--- begin Data shown ---
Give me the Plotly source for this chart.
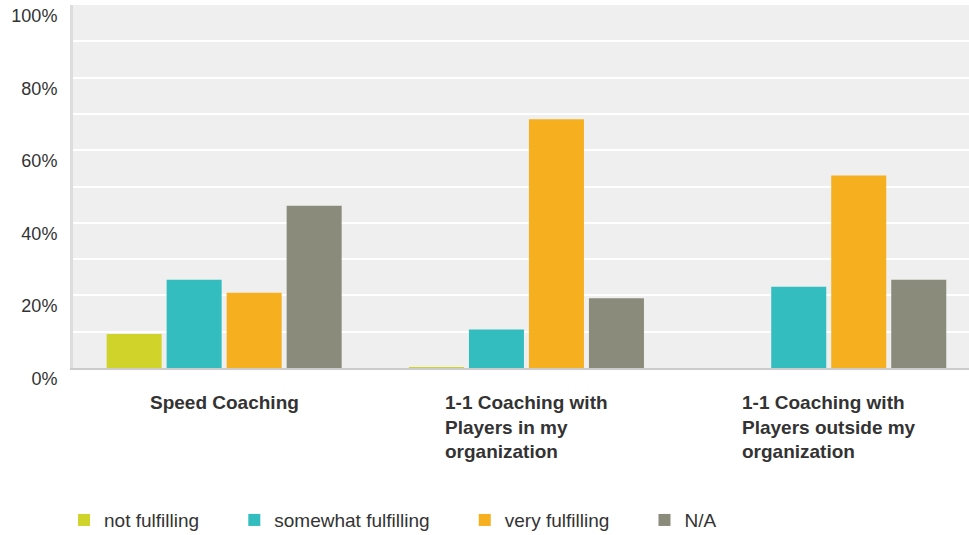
import plotly.graph_objects as go

categories = ["Speed Coaching",
              "1-1 Coaching with Players in my organization",
              "1-1 Coaching with Players outside my organization"]
category_labels = ["Speed Coaching",
                   "1-1 Coaching with<br>Players in my<br>organization",
                   "1-1 Coaching with<br>Players outside my<br>organization"]
series_names = ["not fulfilling", "somewhat fulfilling", "very fulfilling", "N/A"]
not_fulfilling = [9.4, 0.2, 0.0]
somewhat_fulfilling = [24.3, 10.6, 22.4]
very_fulfilling = [20.7, 68.5, 53.0]
na_values = [44.7, 19.2, 24.3]
series_values = [not_fulfilling, somewhat_fulfilling, very_fulfilling, na_values]
colors = ["#D0D32A", "#33BDBF", "#F6AF1F", "#8A8B7A"]
y_ticks = [0, 20, 40, 60, 80, 100]

FONT = "Liberation Sans, Arial, sans-serif"
pad = "\u00a0" * 5 + "\u2009"

fig = go.Figure()
for name, vals, col in zip(series_names, series_values, colors):
    fig.add_trace(go.Bar(x=categories, y=vals, name=name + pad,
                         marker=dict(color=col, line=dict(width=0))))

for cat, lab in zip(categories, category_labels):
    fig.add_annotation(x=cat, xref="x", y=0, yref="paper", yanchor="top",
                       xanchor="center", align="left", yshift=-22,
                       text="<b>" + lab + "</b>", showarrow=False,
                       font=dict(family=FONT, size=19, color="#333333"))

fig.update_layout(
    width=969, height=535,
    margin=dict(l=73, r=0, t=5, b=167, autoexpand=False),
    paper_bgcolor="white", plot_bgcolor="#EFEFEF",
    barmode="group", bargap=0.206, bargroupgap=0.083,
    font=dict(family=FONT, size=18, color="#333333"),
    showlegend=True,
    legend=dict(orientation="h", x=-0.01, xanchor="left", y=-0.419, yanchor="middle",
                font=dict(family=FONT, size=19, color="#333333"),
                traceorder="normal"),
    xaxis=dict(range=[-0.5, 2.464], showticklabels=False, showgrid=False,
               showline=True, linecolor="#CCCCCC", linewidth=2, ticks="",
               fixedrange=True),
    yaxis=dict(range=[0, 100], tickvals=y_ticks, ticktext=[f"{v}%" for v in y_ticks],
               showgrid=True, gridcolor="white", gridwidth=2,
               minor=dict(dtick=10, showgrid=True, gridcolor="white", gridwidth=2),
               showline=True, linecolor="#DDDDDD", linewidth=3,
               zeroline=False, ticks="", ticklabelposition="outside bottom",
               ticklabelstandoff=9, ticklabelshift=-2,
               tickfont=dict(family=FONT, size=18, color="#333333")),
)

fig.write_html("out.html")
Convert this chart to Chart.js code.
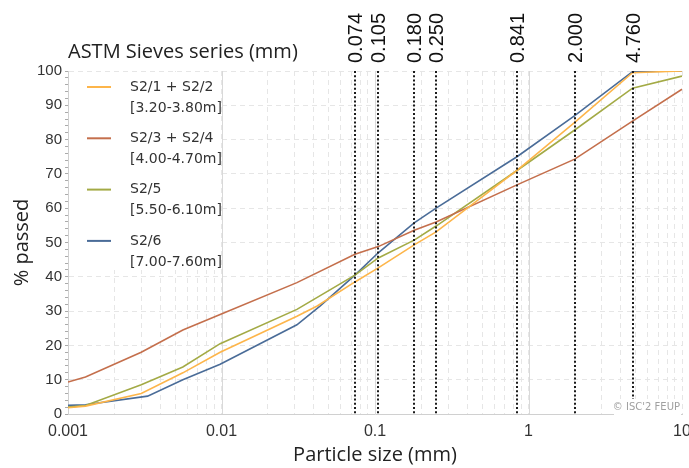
<!DOCTYPE html>
<html>
<head>
<meta charset="utf-8">
<script src="https://cdn.jsdelivr.net/npm/chart.js@4/dist/chart.umd.min.js"></script>
<style>
html, body { margin: 0; padding: 0; background: #fff; }
#wrap { width: 689px; height: 468px; }
</style>
</head>
<body>
<div id="wrap"><canvas id="chart"></canvas></div>
<script>
// particle size (mm) and % passed for each sample
const sizesS21 = [0.001, 0.0013, 0.003, 0.0056, 0.0098, 0.031, 0.042, 0.074, 0.105, 0.18, 0.25, 0.841, 2.0, 4.76, 10];
const passedS21 = [1.8, 2.3, 6, 12, 18, 28.5, 31.5, 38.5, 42.6, 49.3, 53.1, 71, 85, 99.5, 100];

const sizesS23 = [0.001, 0.0013, 0.003, 0.0056, 0.0098, 0.031, 0.074, 0.105, 0.18, 0.25, 0.841, 2.0, 4.76, 10];
const passedS23 = [9.3, 10.8, 18, 24.5, 29, 38.3, 46.6, 48.8, 53.6, 56, 66.8, 74.3, 85.4, 94.7];

const sizesS25 = [0.001, 0.0013, 0.003, 0.0056, 0.0098, 0.031, 0.074, 0.105, 0.18, 0.25, 0.841, 2.0, 4.76, 10];
const passedS25 = [2.0, 2.5, 8.5, 13.7, 20.5, 30.5, 40.5, 45.5, 50.7, 54.8, 71, 82.8, 95, 98.5];

const sizesS26 = [0.001, 0.0013, 0.0033, 0.0056, 0.0098, 0.031, 0.044, 0.074, 0.105, 0.18, 0.25, 0.841, 2.0, 4.76, 10];
const passedS26 = [2.5, 2.7, 5.2, 10, 14.5, 26, 31.5, 40.5, 47, 55.7, 60, 75, 87, 99.8, 100];

const seriesNames = ["S2/1 + S2/2", "S2/3 + S2/4", "S2/5", "S2/6"];
const seriesDepths = ["[3.20-3.80m]", "[4.00-4.70m]", "[5.50-6.10m]", "[7.00-7.60m]"];
const seriesColors = ["#fdb54a", "#c46f4c", "#a3aa45", "#4a6c98"];

const sieves = [0.074, 0.105, 0.180, 0.250, 0.841, 2.000, 4.760];
const decades = [0.001, 0.01, 0.1, 1, 10];

const toPoints = (xs, ys) => xs.map((v, i) => ({x: v, y: ys[i]}));
const allSizes = [sizesS21, sizesS23, sizesS25, sizesS26];
const allPassed = [passedS21, passedS23, passedS25, passedS26];

const extras = {
    id: 'extras',
    beforeDatasetsDraw(chart) {
        const {ctx, chartArea: a, scales: {x}} = chart;
        ctx.save();
        // solid decade grid lines
        ctx.strokeStyle = '#d9d9d9';
        ctx.lineWidth = 1;
        decades.slice(1, -1).forEach(d => {
            const px = Math.round(x.getPixelForValue(d)) + 0.5;
            ctx.beginPath();
            ctx.moveTo(px, a.top);
            ctx.lineTo(px, a.bottom);
            ctx.stroke();
        });
        // legend
        const boxRight = x.getPixelForValue(0.01) - 2;
        ctx.fillStyle = '#fff';
        ctx.fillRect(a.left + 1, a.top + 1, boxRight - a.left - 1, 198);
        ctx.font = '14px "DejaVu Sans"';
        ctx.textBaseline = 'middle';
        ctx.textAlign = 'left';
        seriesNames.forEach((name, i) => {
            const yy = a.top + 16 + i * 51.3;
            ctx.strokeStyle = seriesColors[i];
            ctx.lineWidth = 2;
            ctx.beginPath();
            ctx.moveTo(a.left + 19, yy);
            ctx.lineTo(a.left + 43, yy);
            ctx.stroke();
            ctx.fillStyle = '#333';
            ctx.fillText(name, a.left + 62, yy);
            ctx.fillText(seriesDepths[i], a.left + 62, yy + 21);
        });
        ctx.restore();
    },
    afterDatasetsDraw(chart) {
        const {ctx, chartArea: a, scales: {x}} = chart;
        ctx.save();
        // sieve lines and labels
        ctx.strokeStyle = '#1a1a1a';
        ctx.lineWidth = 2;
        ctx.setLineDash([2, 2.2]);
        ctx.font = '20px "Liberation Sans"';
        ctx.fillStyle = '#111';
        ctx.textAlign = 'left';
        ctx.textBaseline = 'middle';
        sieves.forEach(s => {
            const px = Math.round(x.getPixelForValue(s));
            ctx.beginPath();
            ctx.moveTo(px, a.top);
            ctx.lineTo(px, a.bottom);
            ctx.stroke();
            ctx.save();
            ctx.translate(px + 1, a.top - 8);
            ctx.rotate(-Math.PI / 2);
            ctx.fillText(s.toFixed(3), 0, 0);
            ctx.restore();
        });
        ctx.setLineDash([]);
        // title
        ctx.font = '20px "Open Sans"';
        ctx.fillStyle = '#222';
        ctx.textBaseline = 'alphabetic';
        ctx.fillText('ASTM Sieves series (mm)', a.left, a.top - 13);
        // copyright tag
        ctx.fillStyle = '#fff';
        ctx.fillRect(a.right - 68, a.bottom - 15, 67, 17);
        ctx.font = '10px "DejaVu Sans"';
        ctx.fillStyle = '#a0a0a0';
        ctx.textAlign = 'right';
        ctx.textBaseline = 'middle';
        ctx.fillText("\u00a9 ISC'2 FEUP", a.right - 2, a.bottom - 7);
        ctx.restore();
    }
};

new Chart(document.getElementById('chart'), {
    type: 'line',
    data: {
        datasets: seriesNames.map((name, i) => ({
            label: name,
            data: toPoints(allSizes[i], allPassed[i]),
            borderColor: seriesColors[i],
            borderWidth: 1.6,
            pointRadius: 0,
            tension: 0,
            fill: false
        }))
    },
    options: {
        responsive: true,
        maintainAspectRatio: false,
        animation: false,
        layout: { padding: { top: 71, right: 7, left: 0, bottom: 0 } },
        plugins: { legend: { display: false }, tooltip: { enabled: false } },
        scales: {
            x: {
                type: 'logarithmic',
                min: 0.001,
                max: 10,
                afterBuildTicks(scale) {
                    const t = [];
                    decades.forEach((d, i) => {
                        for (let m = 1; m <= (i === decades.length - 1 ? 1 : 9); m++) t.push({value: d * m});
                    });
                    scale.ticks = t;
                },
                afterFit(scale) {
                    scale.height = 54;
                    scale.paddingRight = 0;
                    scale.paddingLeft = 0;
                },
                ticks: {
                    autoSkip: false,
                    maxRotation: 0,
                    padding: 8,
                    color: '#333',
                    font: { family: 'Liberation Sans', size: 16 },
                    callback(v) { return decades.includes(v) ? String(v) : ''; }
                },
                grid: { color: '#e6e6e6', drawTicks: false },
                border: { color: '#d0d0d0', dash: [5, 4] },
                title: {
                    display: true,
                    text: 'Particle size (mm)',
                    color: '#222',
                    font: { family: 'Open Sans', size: 20 },
                    padding: { top: 0, bottom: 1 }
                }
            },
            y: {
                min: 0,
                max: 100,
                afterFit(scale) { scale.width = 68; },
                ticks: {
                    stepSize: 2,
                    autoSkip: false,
                    padding: 3,
                    color: '#333',
                    font: { family: 'Liberation Sans', size: 15 },
                    callback(v) { return v % 10 === 0 ? String(v) : ''; }
                },
                grid: {
                    color: c => (c.tick && c.tick.value % 10 === 0 && c.tick.value > 0) ? '#e6e6e6' : 'transparent',
                    tickColor: '#aaa',
                    tickLength: 3
                },
                border: { color: '#d0d0d0', dash: [5, 4] },
                title: {
                    display: true,
                    text: '% passed',
                    color: '#222',
                    font: { family: 'Open Sans', size: 20 },
                    padding: { top: 10, bottom: 0 }
                }
            }
        }
    },
    plugins: [extras]
});
</script>
</body>
</html>
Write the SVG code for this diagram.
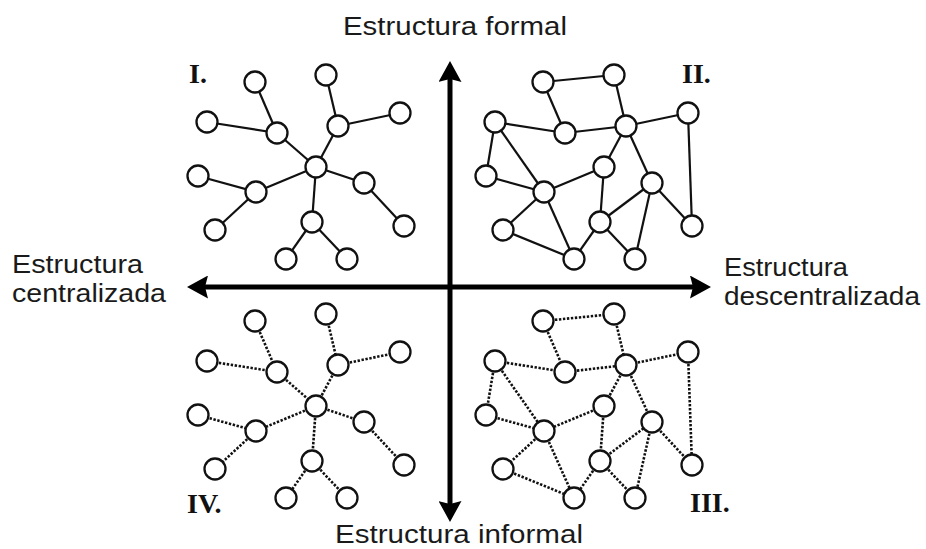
<svg xmlns="http://www.w3.org/2000/svg" width="926" height="549" viewBox="0 0 926 549">
<style>
.bg{fill:#ffffff}
.n{fill:#ffffff;stroke:#111;stroke-width:2.3}
.e{stroke:#111;stroke-width:2.2;fill:none}
.d{stroke:#111;stroke-width:2.6;fill:none;stroke-dasharray:2.4 1.6}
.ax{stroke:#000;stroke-width:5;fill:none}
.t{font-family:"Liberation Sans",Arial,sans-serif;font-size:25.5px;fill:#1a1a1a}
.q{font-family:"Liberation Serif","Times New Roman",serif;font-size:28px;font-weight:bold;fill:#111}
</style>
<defs>
<marker id="ah" markerUnits="userSpaceOnUse" markerWidth="21" markerHeight="23" viewBox="0 0 21 23" refX="10" refY="11.5" orient="auto-start-reverse">
<path d="M0,0 L21,11.5 L0,23 L3,11.5 z" fill="#000"/>
</marker>
</defs>
<rect class="bg" x="0" y="0" width="926" height="549"/>

<g id="axes">
<line class="ax" x1="450" y1="72" x2="450" y2="511" marker-start="url(#ah)" marker-end="url(#ah)"/>
<line class="ax" x1="198" y1="287" x2="700" y2="287" marker-start="url(#ah)" marker-end="url(#ah)"/>
</g>

<g id="connectors">
<g id="edges-I">
<line class="e" x1="255" y1="82" x2="277" y2="133"/>
<line class="e" x1="207" y1="122" x2="277" y2="133"/>
<line class="e" x1="277" y1="133" x2="316" y2="167"/>
<line class="e" x1="326" y1="75" x2="338" y2="126"/>
<line class="e" x1="338" y1="126" x2="400" y2="113"/>
<line class="e" x1="338" y1="126" x2="316" y2="167"/>
<line class="e" x1="316" y1="167" x2="256" y2="192"/>
<line class="e" x1="198" y1="176" x2="256" y2="192"/>
<line class="e" x1="256" y1="192" x2="215" y2="230"/>
<line class="e" x1="316" y1="167" x2="364" y2="183"/>
<line class="e" x1="364" y1="183" x2="404" y2="226"/>
<line class="e" x1="316" y1="167" x2="312" y2="222"/>
<line class="e" x1="312" y1="222" x2="286" y2="259"/>
<line class="e" x1="312" y1="222" x2="347" y2="259"/>
</g>
<g id="edges-IV">
<line class="d" x1="255" y1="321" x2="277" y2="372"/>
<line class="d" x1="207" y1="361" x2="277" y2="372"/>
<line class="d" x1="277" y1="372" x2="316" y2="406"/>
<line class="d" x1="326" y1="314" x2="338" y2="365"/>
<line class="d" x1="338" y1="365" x2="400" y2="352"/>
<line class="d" x1="338" y1="365" x2="316" y2="406"/>
<line class="d" x1="316" y1="406" x2="256" y2="431"/>
<line class="d" x1="198" y1="415" x2="256" y2="431"/>
<line class="d" x1="256" y1="431" x2="215" y2="469"/>
<line class="d" x1="316" y1="406" x2="364" y2="422"/>
<line class="d" x1="364" y1="422" x2="404" y2="465"/>
<line class="d" x1="316" y1="406" x2="312" y2="461"/>
<line class="d" x1="312" y1="461" x2="286" y2="498"/>
<line class="d" x1="312" y1="461" x2="347" y2="498"/>
</g>
<g id="edges-II">
<line class="e" x1="543" y1="82" x2="614" y2="75"/>
<line class="e" x1="543" y1="82" x2="565" y2="133"/>
<line class="e" x1="614" y1="75" x2="626" y2="126"/>
<line class="e" x1="495" y1="122" x2="565" y2="133"/>
<line class="e" x1="565" y1="133" x2="626" y2="126"/>
<line class="e" x1="626" y1="126" x2="688" y2="113"/>
<line class="e" x1="688" y1="113" x2="692" y2="226"/>
<line class="e" x1="495" y1="122" x2="486" y2="176"/>
<line class="e" x1="495" y1="122" x2="544" y2="192"/>
<line class="e" x1="486" y1="176" x2="544" y2="192"/>
<line class="e" x1="626" y1="126" x2="604" y2="167"/>
<line class="e" x1="626" y1="126" x2="652" y2="183"/>
<line class="e" x1="604" y1="167" x2="544" y2="192"/>
<line class="e" x1="604" y1="167" x2="600" y2="222"/>
<line class="e" x1="544" y1="192" x2="503" y2="230"/>
<line class="e" x1="544" y1="192" x2="574" y2="259"/>
<line class="e" x1="503" y1="230" x2="574" y2="259"/>
<line class="e" x1="600" y1="222" x2="574" y2="259"/>
<line class="e" x1="600" y1="222" x2="652" y2="183"/>
<line class="e" x1="600" y1="222" x2="635" y2="259"/>
<line class="e" x1="652" y1="183" x2="635" y2="259"/>
<line class="e" x1="652" y1="183" x2="692" y2="226"/>
</g>
<g id="edges-III">
<line class="d" x1="543" y1="321" x2="614" y2="314"/>
<line class="d" x1="543" y1="321" x2="565" y2="372"/>
<line class="d" x1="614" y1="314" x2="626" y2="365"/>
<line class="d" x1="495" y1="361" x2="565" y2="372"/>
<line class="d" x1="565" y1="372" x2="626" y2="365"/>
<line class="d" x1="626" y1="365" x2="688" y2="352"/>
<line class="d" x1="688" y1="352" x2="692" y2="465"/>
<line class="d" x1="495" y1="361" x2="486" y2="415"/>
<line class="d" x1="495" y1="361" x2="544" y2="431"/>
<line class="d" x1="486" y1="415" x2="544" y2="431"/>
<line class="d" x1="626" y1="365" x2="604" y2="406"/>
<line class="d" x1="626" y1="365" x2="652" y2="422"/>
<line class="d" x1="604" y1="406" x2="544" y2="431"/>
<line class="d" x1="604" y1="406" x2="600" y2="461"/>
<line class="d" x1="544" y1="431" x2="503" y2="469"/>
<line class="d" x1="544" y1="431" x2="574" y2="498"/>
<line class="d" x1="503" y1="469" x2="574" y2="498"/>
<line class="d" x1="600" y1="461" x2="574" y2="498"/>
<line class="d" x1="600" y1="461" x2="652" y2="422"/>
<line class="d" x1="600" y1="461" x2="635" y2="498"/>
<line class="d" x1="652" y1="422" x2="635" y2="498"/>
<line class="d" x1="652" y1="422" x2="692" y2="465"/>
</g>
</g>

<g id="nodes-I">
<g id="I-n1"><circle class="n" cx="255" cy="82" r="10.5"/></g>
<g id="I-n2"><circle class="n" cx="326" cy="75" r="10.5"/></g>
<g id="I-n3"><circle class="n" cx="207" cy="122" r="10.5"/></g>
<g id="I-n4"><circle class="n" cx="277" cy="133" r="10.5"/></g>
<g id="I-n5"><circle class="n" cx="338" cy="126" r="10.5"/></g>
<g id="I-n6"><circle class="n" cx="400" cy="113" r="10.5"/></g>
<g id="I-n7"><circle class="n" cx="316" cy="167" r="10.5"/></g>
<g id="I-n8"><circle class="n" cx="198" cy="176" r="10.5"/></g>
<g id="I-n9"><circle class="n" cx="256" cy="192" r="10.5"/></g>
<g id="I-n10"><circle class="n" cx="364" cy="183" r="10.5"/></g>
<g id="I-n11"><circle class="n" cx="215" cy="230" r="10.5"/></g>
<g id="I-n12"><circle class="n" cx="312" cy="222" r="10.5"/></g>
<g id="I-n13"><circle class="n" cx="404" cy="226" r="10.5"/></g>
<g id="I-n14"><circle class="n" cx="286" cy="259" r="10.5"/></g>
<g id="I-n15"><circle class="n" cx="347" cy="259" r="10.5"/></g>
</g>
<g id="nodes-II">
<g id="II-n1"><circle class="n" cx="543" cy="82" r="10.5"/></g>
<g id="II-n2"><circle class="n" cx="614" cy="75" r="10.5"/></g>
<g id="II-n3"><circle class="n" cx="495" cy="122" r="10.5"/></g>
<g id="II-n4"><circle class="n" cx="565" cy="133" r="10.5"/></g>
<g id="II-n5"><circle class="n" cx="626" cy="126" r="10.5"/></g>
<g id="II-n6"><circle class="n" cx="688" cy="113" r="10.5"/></g>
<g id="II-n7"><circle class="n" cx="604" cy="167" r="10.5"/></g>
<g id="II-n8"><circle class="n" cx="486" cy="176" r="10.5"/></g>
<g id="II-n9"><circle class="n" cx="544" cy="192" r="10.5"/></g>
<g id="II-n10"><circle class="n" cx="652" cy="183" r="10.5"/></g>
<g id="II-n11"><circle class="n" cx="503" cy="230" r="10.5"/></g>
<g id="II-n12"><circle class="n" cx="600" cy="222" r="10.5"/></g>
<g id="II-n13"><circle class="n" cx="692" cy="226" r="10.5"/></g>
<g id="II-n14"><circle class="n" cx="574" cy="259" r="10.5"/></g>
<g id="II-n15"><circle class="n" cx="635" cy="259" r="10.5"/></g>
</g>
<g id="nodes-III">
<g id="III-n1"><circle class="n" cx="543" cy="321" r="10.5"/></g>
<g id="III-n2"><circle class="n" cx="614" cy="314" r="10.5"/></g>
<g id="III-n3"><circle class="n" cx="495" cy="361" r="10.5"/></g>
<g id="III-n4"><circle class="n" cx="565" cy="372" r="10.5"/></g>
<g id="III-n5"><circle class="n" cx="626" cy="365" r="10.5"/></g>
<g id="III-n6"><circle class="n" cx="688" cy="352" r="10.5"/></g>
<g id="III-n7"><circle class="n" cx="604" cy="406" r="10.5"/></g>
<g id="III-n8"><circle class="n" cx="486" cy="415" r="10.5"/></g>
<g id="III-n9"><circle class="n" cx="544" cy="431" r="10.5"/></g>
<g id="III-n10"><circle class="n" cx="652" cy="422" r="10.5"/></g>
<g id="III-n11"><circle class="n" cx="503" cy="469" r="10.5"/></g>
<g id="III-n12"><circle class="n" cx="600" cy="461" r="10.5"/></g>
<g id="III-n13"><circle class="n" cx="692" cy="465" r="10.5"/></g>
<g id="III-n14"><circle class="n" cx="574" cy="498" r="10.5"/></g>
<g id="III-n15"><circle class="n" cx="635" cy="498" r="10.5"/></g>
</g>
<g id="nodes-IV">
<g id="IV-n1"><circle class="n" cx="255" cy="321" r="10.5"/></g>
<g id="IV-n2"><circle class="n" cx="326" cy="314" r="10.5"/></g>
<g id="IV-n3"><circle class="n" cx="207" cy="361" r="10.5"/></g>
<g id="IV-n4"><circle class="n" cx="277" cy="372" r="10.5"/></g>
<g id="IV-n5"><circle class="n" cx="338" cy="365" r="10.5"/></g>
<g id="IV-n6"><circle class="n" cx="400" cy="352" r="10.5"/></g>
<g id="IV-n7"><circle class="n" cx="316" cy="406" r="10.5"/></g>
<g id="IV-n8"><circle class="n" cx="198" cy="415" r="10.5"/></g>
<g id="IV-n9"><circle class="n" cx="256" cy="431" r="10.5"/></g>
<g id="IV-n10"><circle class="n" cx="364" cy="422" r="10.5"/></g>
<g id="IV-n11"><circle class="n" cx="215" cy="469" r="10.5"/></g>
<g id="IV-n12"><circle class="n" cx="312" cy="461" r="10.5"/></g>
<g id="IV-n13"><circle class="n" cx="404" cy="465" r="10.5"/></g>
<g id="IV-n14"><circle class="n" cx="286" cy="498" r="10.5"/></g>
<g id="IV-n15"><circle class="n" cx="347" cy="498" r="10.5"/></g>
</g>

<g id="labels">
<text class="q" x="189" y="83">I.</text>
<text class="q" x="682" y="83">II.</text>
<text class="q" x="690" y="512">III.</text>
<text class="q" x="187" y="513">IV.</text>
<text class="t" x="343" y="35" textLength="224" lengthAdjust="spacingAndGlyphs">Estructura formal</text>
<text class="t" x="335" y="543" textLength="248" lengthAdjust="spacingAndGlyphs">Estructura informal</text>
<text class="t" x="12" y="272.5" textLength="131" lengthAdjust="spacingAndGlyphs">Estructura</text>
<text class="t" x="12" y="301.5" textLength="154" lengthAdjust="spacingAndGlyphs">centralizada</text>
<text class="t" x="724" y="275.5" textLength="124" lengthAdjust="spacingAndGlyphs">Estructura</text>
<text class="t" x="724" y="304.5" textLength="196" lengthAdjust="spacingAndGlyphs">descentralizada</text>
</g>
</svg>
--- end Data shown ---
Only the count is needed: the number of lines in the data that include the word "this".

Final answer — 3